De esa manera el caminar obliga al peatón no solo a adaptarse a ciertas circunstancias muy específicas, sino a actualizar una serie de procedimientos en los que confluyen sus capacidades físicas (subir por escaleras, por rampa o por elevador, por ejemplo), su cultura social (pasar desapercibido o hacer evidente su presencia), y la percepción visual (exploración del terreno, intercambio de miradas con otros, etc.). Es decir que caminar implica la movilización permanente de las potencialidades de la urbe y las habilidades cognitivas, perceptivas, y prácticas del peatón.
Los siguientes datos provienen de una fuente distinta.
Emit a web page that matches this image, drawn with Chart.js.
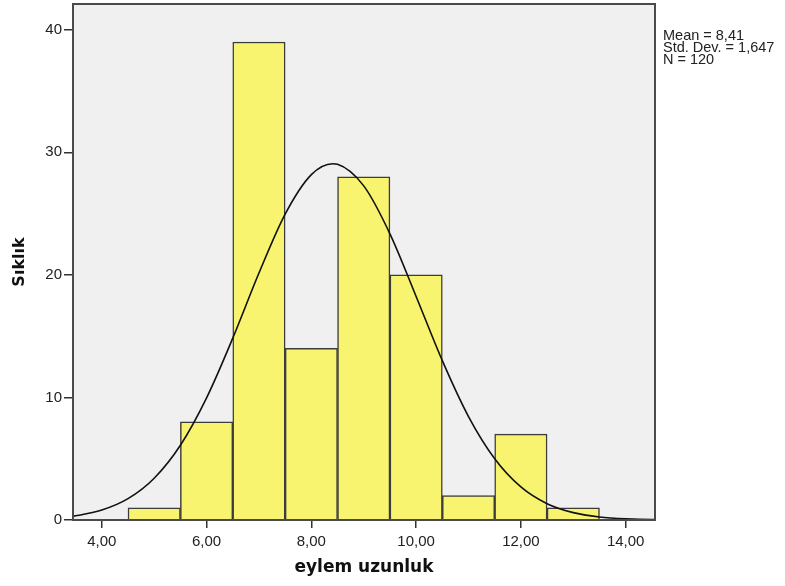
<!DOCTYPE html>
<html>
<head>
<meta charset="utf-8">
<script src="https://cdn.jsdelivr.net/npm/chart.js@4"></script>
<style>
  body { margin: 0; background: #fff; }
  #wrap { position: relative; width: 785px; height: 586px; }
  #stats {
    position: absolute; left: 663px; top: 30px;
    font-family: "Liberation Sans", Arial, sans-serif;
    font-size: 14.5px; line-height: 11.8px; color: #222;
  }
</style>
</head>
<body>
<div id="wrap">
  <canvas id="hist" width="785" height="586"></canvas>
  <div id="stats">Mean = 8,41<br>Std. Dev. = 1,647<br>N = 120</div>
</div>
<script>
// Histogram bins (centre of each 1-unit bin) and counts
const binCenters = [5, 6, 7, 8, 9, 10, 11, 12, 13];
const counts = [1, 8, 39, 14, 28, 20, 2, 7, 1];

// Normal curve
const curveX = [3.45, 3.5, 4.0, 4.5, 5.0, 5.5, 6.0, 6.5, 7.0, 7.5, 8.0, 8.41, 8.5, 9.0, 9.5,
                10.0, 10.5, 11.0, 11.5, 12.0, 12.5, 13.0, 13.5, 14.0, 14.5, 14.56];
const curveY = [0.31, 0.34, 0.81, 1.74, 3.41, 6.10, 9.97, 14.84, 20.15, 24.96, 28.18, 29.07, 29.03, 27.26, 23.35,
                18.24, 13.00, 8.44, 5.00, 2.70, 1.33, 0.60, 0.25, 0.09, 0.03, 0.03];

const xTicks = [4, 6, 8, 10, 12, 14];
const yTicks = [0, 10, 20, 30, 40];

const barData = binCenters.map((c, i) => ({ x: c, y: counts[i] }));
const curveData = curveX.map((x, i) => ({ x: x, y: curveY[i] }));

// plot frame + grey background
const plotFrame = {
    id: 'plotFrame',
    beforeDatasetsDraw(chart) {
        const a = chart.chartArea;
        const ctx = chart.ctx;
        ctx.save();
        ctx.fillStyle = '#f0f0f0';
        ctx.fillRect(a.left, a.top, a.right - a.left, a.bottom - a.top);
        ctx.restore();
    },
    afterDraw(chart) {
        const a = chart.chartArea;
        const ctx = chart.ctx;
        ctx.save();
        ctx.strokeStyle = '#4a4a4a';
        ctx.lineWidth = 2;
        ctx.strokeRect(a.left, a.top, a.right - a.left, a.bottom - a.top);
        ctx.restore();
    }
};

new Chart(document.getElementById('hist'), {
    type: 'bar',
    data: {
        datasets: [{
            type: 'line',
            data: curveData,
            borderColor: '#111',
            borderWidth: 1.6,
            pointRadius: 0,
            cubicInterpolationMode: 'monotone',
            fill: false,
            order: 0
        }, {
            type: 'bar',
            data: barData,
            backgroundColor: '#f8f46f',
            borderColor: '#3c3c3c',
            borderWidth: 1.5,
            barPercentage: 1,
            categoryPercentage: 1,
            order: 1
        }]
    },
    options: {
        responsive: false,
        animation: false,
        layout: { padding: { top: 4, right: 130, left: 0, bottom: 0 } },
        plugins: {
            legend: { display: false },
            tooltip: { enabled: false }
        },
        scales: {
            x: {
                type: 'linear',
                offset: false,
                min: 3.45,
                max: 14.56,
                afterFit: function(scale) {
                    scale.height = 66;
                    scale.paddingLeft = 0;
                    scale.paddingRight = 0;
                },
                afterBuildTicks: function(scale) {
                    scale.ticks = xTicks.map(v => ({ value: v }));
                },
                border: { display: false },
                grid: {
                    offset: false,
                    drawOnChartArea: false,
                    tickLength: 8,
                    color: '#333',
                    lineWidth: 1.5
                },
                ticks: {
                    padding: 5,
                    color: '#222',
                    font: { family: 'Liberation Sans', size: 15 },
                    callback: function(value) {
                        return value.toFixed(2).replace('.', ',');
                    }
                },
                title: {
                    display: true,
                    text: 'eylem uzunluk',
                    color: '#111',
                    font: { family: 'DejaVu Sans', size: 17, weight: 'bold' },
                    padding: { top: 0, bottom: 8 }
                }
            },
            y: {
                min: 0,
                max: 42.1,
                afterFit: function(scale) {
                    scale.width = 73;
                    scale.paddingTop = 0;
                    scale.paddingBottom = 0;
                },
                afterBuildTicks: function(scale) {
                    scale.ticks = yTicks.map(v => ({ value: v }));
                },
                border: { display: false },
                grid: {
                    drawOnChartArea: false,
                    tickLength: 9,
                    color: '#333',
                    lineWidth: 1.5
                },
                ticks: {
                    padding: 2,
                    color: '#222',
                    font: { family: 'Liberation Sans', size: 15 }
                },
                title: {
                    display: true,
                    text: 'Sıklık',
                    color: '#111',
                    font: { family: 'DejaVu Sans', size: 16, weight: 'bold' },
                    padding: { top: 10, bottom: 0 }
                }
            }
        }
    },
    plugins: [plotFrame]
});
</script>
</body>
</html>
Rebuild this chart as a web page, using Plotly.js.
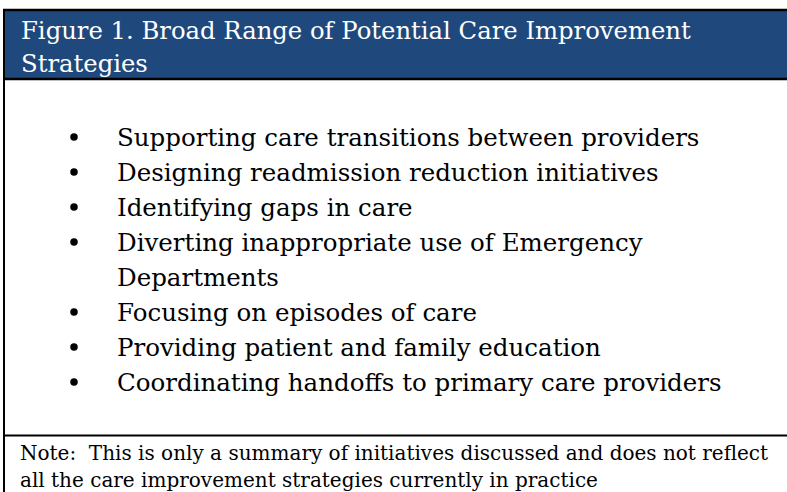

Se trata de un ejercicio en dos sentidos. Es necesario resaltar que, al caminar la ciudad, la percepción del espacio y los lugares evoluciona en nuestro imaginario y con ello mismo el entorno se recompone. He aquí la importancia y el potencial peatonal.
El ir y venir de un lugar a otro, el deambular por espacios conocidos o por descubrir, la marcha apresurada ante el inminente avance de las manecillas del reloj, los descansos obligados a la sombra de una enorme ceiba, son mandatos que nos impone el espacio urbano. La visión “peatonal” para saber qué hacer con la ciudad parece una gran oportunidad para una urbe como Mérida que continúa con su expansión territorial, sin embargo, quizás lo primero que nos toca hacer como ciudadanos, como habitante de la otrora “ciudad blanca”, es volvérnosla a apropiar, y la vía para ello es caminándola.